§ **Some records**
· · ·

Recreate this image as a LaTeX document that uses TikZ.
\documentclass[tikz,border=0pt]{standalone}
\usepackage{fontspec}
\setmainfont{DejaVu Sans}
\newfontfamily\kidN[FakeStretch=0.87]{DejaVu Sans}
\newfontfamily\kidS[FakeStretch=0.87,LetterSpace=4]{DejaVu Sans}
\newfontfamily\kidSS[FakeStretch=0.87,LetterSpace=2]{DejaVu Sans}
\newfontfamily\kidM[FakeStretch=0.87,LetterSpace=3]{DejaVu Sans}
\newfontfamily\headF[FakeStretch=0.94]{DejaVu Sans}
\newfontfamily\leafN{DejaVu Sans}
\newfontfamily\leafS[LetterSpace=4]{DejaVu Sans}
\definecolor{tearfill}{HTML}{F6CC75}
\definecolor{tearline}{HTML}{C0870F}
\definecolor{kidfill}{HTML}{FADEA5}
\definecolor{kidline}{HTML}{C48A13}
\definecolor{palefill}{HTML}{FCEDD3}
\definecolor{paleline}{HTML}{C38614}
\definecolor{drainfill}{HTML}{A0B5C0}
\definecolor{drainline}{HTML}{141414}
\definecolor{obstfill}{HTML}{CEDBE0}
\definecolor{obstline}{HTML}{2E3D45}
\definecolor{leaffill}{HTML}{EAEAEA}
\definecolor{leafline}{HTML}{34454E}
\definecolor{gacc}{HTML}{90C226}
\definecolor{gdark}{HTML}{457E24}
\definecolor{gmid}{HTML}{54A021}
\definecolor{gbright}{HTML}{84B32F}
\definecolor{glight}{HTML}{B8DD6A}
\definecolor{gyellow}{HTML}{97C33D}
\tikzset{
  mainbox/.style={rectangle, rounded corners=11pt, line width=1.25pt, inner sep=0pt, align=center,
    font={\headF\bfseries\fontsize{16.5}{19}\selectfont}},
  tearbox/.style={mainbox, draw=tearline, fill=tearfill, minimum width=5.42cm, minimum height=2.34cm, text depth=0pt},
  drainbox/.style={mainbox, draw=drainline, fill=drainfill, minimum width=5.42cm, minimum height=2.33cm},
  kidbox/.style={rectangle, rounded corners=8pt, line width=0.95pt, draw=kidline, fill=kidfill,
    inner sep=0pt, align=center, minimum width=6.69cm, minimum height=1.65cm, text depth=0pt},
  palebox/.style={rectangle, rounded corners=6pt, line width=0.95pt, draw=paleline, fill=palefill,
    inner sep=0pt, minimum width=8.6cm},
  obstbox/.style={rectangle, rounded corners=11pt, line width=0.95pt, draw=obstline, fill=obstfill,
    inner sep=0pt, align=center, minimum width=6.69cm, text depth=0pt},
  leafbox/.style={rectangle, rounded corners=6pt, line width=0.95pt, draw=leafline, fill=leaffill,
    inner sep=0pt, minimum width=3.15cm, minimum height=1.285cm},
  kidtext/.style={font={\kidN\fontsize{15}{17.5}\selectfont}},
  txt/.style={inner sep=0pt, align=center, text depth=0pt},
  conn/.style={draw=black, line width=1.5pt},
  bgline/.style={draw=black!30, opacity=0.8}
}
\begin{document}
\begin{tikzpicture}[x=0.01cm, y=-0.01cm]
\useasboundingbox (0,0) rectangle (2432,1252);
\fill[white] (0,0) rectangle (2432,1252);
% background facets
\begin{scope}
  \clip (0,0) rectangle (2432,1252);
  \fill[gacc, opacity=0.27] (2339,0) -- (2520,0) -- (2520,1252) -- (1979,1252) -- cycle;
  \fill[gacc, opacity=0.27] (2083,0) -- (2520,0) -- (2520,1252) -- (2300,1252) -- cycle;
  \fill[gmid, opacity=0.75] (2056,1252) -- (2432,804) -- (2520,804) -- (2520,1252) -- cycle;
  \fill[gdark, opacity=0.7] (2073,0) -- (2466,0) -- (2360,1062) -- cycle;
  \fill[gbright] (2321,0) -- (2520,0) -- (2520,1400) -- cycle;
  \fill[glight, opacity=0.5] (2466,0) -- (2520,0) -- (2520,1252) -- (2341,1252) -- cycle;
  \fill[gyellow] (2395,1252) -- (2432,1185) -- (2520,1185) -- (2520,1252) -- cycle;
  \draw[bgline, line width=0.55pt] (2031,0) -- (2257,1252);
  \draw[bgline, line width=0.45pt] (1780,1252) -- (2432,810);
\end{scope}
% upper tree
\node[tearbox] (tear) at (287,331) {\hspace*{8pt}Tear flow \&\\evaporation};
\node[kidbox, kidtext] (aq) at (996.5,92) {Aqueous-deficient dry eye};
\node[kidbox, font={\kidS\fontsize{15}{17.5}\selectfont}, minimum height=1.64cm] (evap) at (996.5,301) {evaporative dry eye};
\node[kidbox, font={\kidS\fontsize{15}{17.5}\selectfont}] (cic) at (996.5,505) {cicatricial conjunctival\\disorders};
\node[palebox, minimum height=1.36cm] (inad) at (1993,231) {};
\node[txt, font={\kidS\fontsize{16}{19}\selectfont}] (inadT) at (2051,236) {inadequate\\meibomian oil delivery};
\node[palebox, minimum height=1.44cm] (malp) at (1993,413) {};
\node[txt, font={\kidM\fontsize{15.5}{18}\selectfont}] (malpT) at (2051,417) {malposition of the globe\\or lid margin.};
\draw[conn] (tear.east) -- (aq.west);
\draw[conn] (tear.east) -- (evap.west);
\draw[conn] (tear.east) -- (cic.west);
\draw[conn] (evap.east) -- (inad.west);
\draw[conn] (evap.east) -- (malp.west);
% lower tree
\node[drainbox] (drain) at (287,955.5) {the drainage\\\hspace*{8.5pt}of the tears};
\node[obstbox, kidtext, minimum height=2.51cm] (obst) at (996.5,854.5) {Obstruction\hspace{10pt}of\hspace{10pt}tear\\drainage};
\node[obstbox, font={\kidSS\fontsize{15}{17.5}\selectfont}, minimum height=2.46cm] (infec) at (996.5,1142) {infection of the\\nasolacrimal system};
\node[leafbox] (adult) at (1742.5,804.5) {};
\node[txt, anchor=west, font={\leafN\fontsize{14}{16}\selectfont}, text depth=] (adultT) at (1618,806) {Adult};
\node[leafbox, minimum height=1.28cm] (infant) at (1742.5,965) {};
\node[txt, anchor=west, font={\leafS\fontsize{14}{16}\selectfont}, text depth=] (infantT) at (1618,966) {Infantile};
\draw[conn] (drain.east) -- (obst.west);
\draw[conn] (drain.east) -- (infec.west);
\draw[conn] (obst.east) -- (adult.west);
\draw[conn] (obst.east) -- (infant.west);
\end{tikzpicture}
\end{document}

· · ·

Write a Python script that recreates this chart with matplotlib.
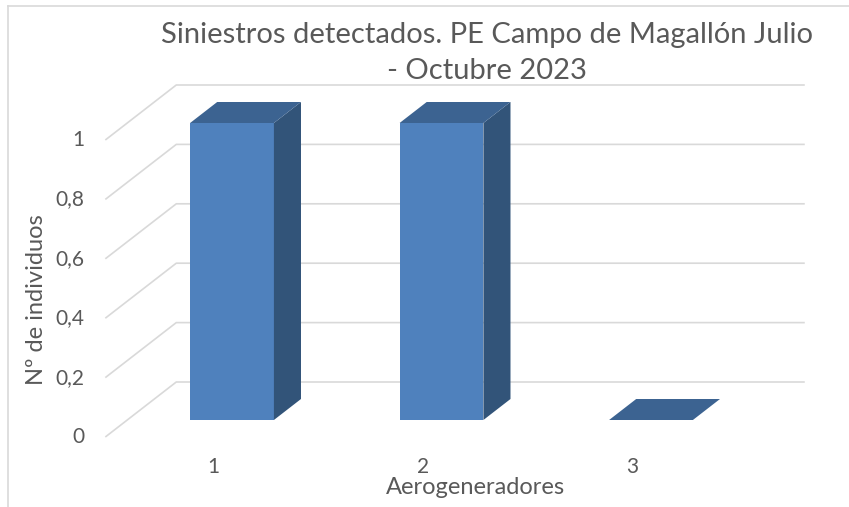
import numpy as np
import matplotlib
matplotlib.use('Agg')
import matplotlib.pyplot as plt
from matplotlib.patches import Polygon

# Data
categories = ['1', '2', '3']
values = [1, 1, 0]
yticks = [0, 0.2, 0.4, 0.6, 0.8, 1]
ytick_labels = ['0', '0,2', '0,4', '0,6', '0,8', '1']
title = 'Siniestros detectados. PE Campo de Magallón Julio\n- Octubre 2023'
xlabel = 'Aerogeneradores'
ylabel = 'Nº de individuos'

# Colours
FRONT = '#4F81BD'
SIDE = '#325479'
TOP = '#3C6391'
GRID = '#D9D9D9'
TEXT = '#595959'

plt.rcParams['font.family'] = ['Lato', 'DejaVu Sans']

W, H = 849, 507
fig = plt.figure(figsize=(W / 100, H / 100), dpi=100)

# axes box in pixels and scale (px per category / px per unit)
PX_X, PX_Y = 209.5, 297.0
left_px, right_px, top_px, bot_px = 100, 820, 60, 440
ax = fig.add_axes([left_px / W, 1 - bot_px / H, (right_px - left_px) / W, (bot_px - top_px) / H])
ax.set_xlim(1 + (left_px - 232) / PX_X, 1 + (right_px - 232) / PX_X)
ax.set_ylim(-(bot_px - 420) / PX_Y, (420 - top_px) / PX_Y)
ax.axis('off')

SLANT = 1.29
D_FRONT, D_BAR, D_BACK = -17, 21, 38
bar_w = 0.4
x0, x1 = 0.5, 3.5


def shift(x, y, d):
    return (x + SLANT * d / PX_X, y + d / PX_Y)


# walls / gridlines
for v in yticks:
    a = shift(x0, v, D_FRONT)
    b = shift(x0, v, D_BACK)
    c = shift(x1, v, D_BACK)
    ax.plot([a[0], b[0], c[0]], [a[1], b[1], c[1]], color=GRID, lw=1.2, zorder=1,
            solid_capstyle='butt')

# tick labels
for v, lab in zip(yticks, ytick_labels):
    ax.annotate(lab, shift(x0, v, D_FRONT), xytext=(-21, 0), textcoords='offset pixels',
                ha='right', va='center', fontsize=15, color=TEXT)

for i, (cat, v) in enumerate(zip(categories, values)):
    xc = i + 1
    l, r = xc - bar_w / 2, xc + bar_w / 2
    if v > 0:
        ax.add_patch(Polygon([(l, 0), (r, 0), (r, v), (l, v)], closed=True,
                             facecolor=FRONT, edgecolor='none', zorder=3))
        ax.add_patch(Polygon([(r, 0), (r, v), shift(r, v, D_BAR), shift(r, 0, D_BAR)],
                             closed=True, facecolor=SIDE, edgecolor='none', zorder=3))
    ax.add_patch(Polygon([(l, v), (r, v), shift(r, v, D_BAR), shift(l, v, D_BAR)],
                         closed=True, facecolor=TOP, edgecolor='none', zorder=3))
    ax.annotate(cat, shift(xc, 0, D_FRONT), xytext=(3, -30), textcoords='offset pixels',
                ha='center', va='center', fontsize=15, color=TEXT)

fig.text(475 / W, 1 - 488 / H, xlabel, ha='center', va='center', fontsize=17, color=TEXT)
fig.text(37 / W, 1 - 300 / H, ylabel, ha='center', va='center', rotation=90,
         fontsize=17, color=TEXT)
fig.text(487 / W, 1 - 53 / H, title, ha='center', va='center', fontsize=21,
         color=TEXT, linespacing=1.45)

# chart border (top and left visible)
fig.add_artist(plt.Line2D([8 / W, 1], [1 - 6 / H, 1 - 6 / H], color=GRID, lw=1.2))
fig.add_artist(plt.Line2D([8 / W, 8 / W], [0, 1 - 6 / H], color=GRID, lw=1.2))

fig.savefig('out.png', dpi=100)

· · ·

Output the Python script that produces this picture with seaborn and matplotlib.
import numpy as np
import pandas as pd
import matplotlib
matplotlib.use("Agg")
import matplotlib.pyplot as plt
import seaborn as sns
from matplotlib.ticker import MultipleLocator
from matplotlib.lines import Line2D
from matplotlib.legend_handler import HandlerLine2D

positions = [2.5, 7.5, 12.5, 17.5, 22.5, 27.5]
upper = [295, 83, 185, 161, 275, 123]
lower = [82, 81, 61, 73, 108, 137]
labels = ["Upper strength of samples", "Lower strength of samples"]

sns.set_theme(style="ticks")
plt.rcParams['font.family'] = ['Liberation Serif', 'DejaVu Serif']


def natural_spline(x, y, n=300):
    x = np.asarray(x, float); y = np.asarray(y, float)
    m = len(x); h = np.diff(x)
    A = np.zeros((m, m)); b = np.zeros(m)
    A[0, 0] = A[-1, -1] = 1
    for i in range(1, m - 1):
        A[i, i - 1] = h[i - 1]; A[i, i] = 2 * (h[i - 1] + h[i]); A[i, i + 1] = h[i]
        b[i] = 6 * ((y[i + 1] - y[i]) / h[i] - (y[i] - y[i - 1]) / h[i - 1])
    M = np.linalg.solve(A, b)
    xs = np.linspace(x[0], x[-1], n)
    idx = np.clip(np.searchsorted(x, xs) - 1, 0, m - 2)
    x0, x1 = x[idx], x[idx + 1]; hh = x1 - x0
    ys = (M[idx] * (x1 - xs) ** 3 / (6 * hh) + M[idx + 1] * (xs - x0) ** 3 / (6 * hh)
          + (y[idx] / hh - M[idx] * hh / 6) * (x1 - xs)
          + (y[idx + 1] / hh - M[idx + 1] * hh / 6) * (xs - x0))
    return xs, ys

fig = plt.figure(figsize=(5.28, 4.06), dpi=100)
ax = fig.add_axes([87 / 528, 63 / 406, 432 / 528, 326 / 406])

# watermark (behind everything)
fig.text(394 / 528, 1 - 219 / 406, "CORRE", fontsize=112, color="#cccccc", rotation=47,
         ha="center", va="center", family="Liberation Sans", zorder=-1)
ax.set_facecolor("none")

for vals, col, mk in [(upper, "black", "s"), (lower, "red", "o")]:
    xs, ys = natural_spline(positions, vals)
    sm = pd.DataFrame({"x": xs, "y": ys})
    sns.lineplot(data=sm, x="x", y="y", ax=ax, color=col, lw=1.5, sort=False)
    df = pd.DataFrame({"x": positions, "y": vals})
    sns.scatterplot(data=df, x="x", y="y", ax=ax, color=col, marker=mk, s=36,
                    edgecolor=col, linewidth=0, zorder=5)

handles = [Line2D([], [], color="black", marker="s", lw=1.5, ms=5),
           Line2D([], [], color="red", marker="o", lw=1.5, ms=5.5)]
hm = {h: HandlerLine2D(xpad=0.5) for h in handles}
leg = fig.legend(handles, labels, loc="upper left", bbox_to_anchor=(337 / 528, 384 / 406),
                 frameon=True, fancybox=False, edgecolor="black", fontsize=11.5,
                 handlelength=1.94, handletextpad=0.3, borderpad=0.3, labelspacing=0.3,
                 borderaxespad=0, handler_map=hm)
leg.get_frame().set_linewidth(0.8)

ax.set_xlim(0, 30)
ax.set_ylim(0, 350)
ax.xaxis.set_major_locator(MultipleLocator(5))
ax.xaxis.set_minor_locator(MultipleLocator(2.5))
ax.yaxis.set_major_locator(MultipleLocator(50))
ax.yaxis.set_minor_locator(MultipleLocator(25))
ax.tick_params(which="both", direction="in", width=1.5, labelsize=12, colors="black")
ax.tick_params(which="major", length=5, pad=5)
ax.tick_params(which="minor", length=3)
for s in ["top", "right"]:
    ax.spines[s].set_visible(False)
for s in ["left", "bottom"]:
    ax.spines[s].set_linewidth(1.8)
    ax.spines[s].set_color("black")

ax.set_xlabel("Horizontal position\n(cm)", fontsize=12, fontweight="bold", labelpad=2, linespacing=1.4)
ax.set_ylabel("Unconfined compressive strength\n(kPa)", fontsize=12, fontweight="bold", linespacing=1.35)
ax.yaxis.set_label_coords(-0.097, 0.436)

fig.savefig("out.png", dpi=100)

· · ·

§ **EXERCISE DIRECTIONS**
Repeat exactly, and only, the lines between the line holding "Write a Python" and the line holding "from matplotlib.patches import Polygon", inclusive, leaving pictures out.

§ **THE OUTPUT**
Write a Python script that recreates this chart with matplotlib.
import numpy as np
import matplotlib
matplotlib.use('Agg')
import matplotlib.pyplot as plt
from matplotlib.patches import Polygon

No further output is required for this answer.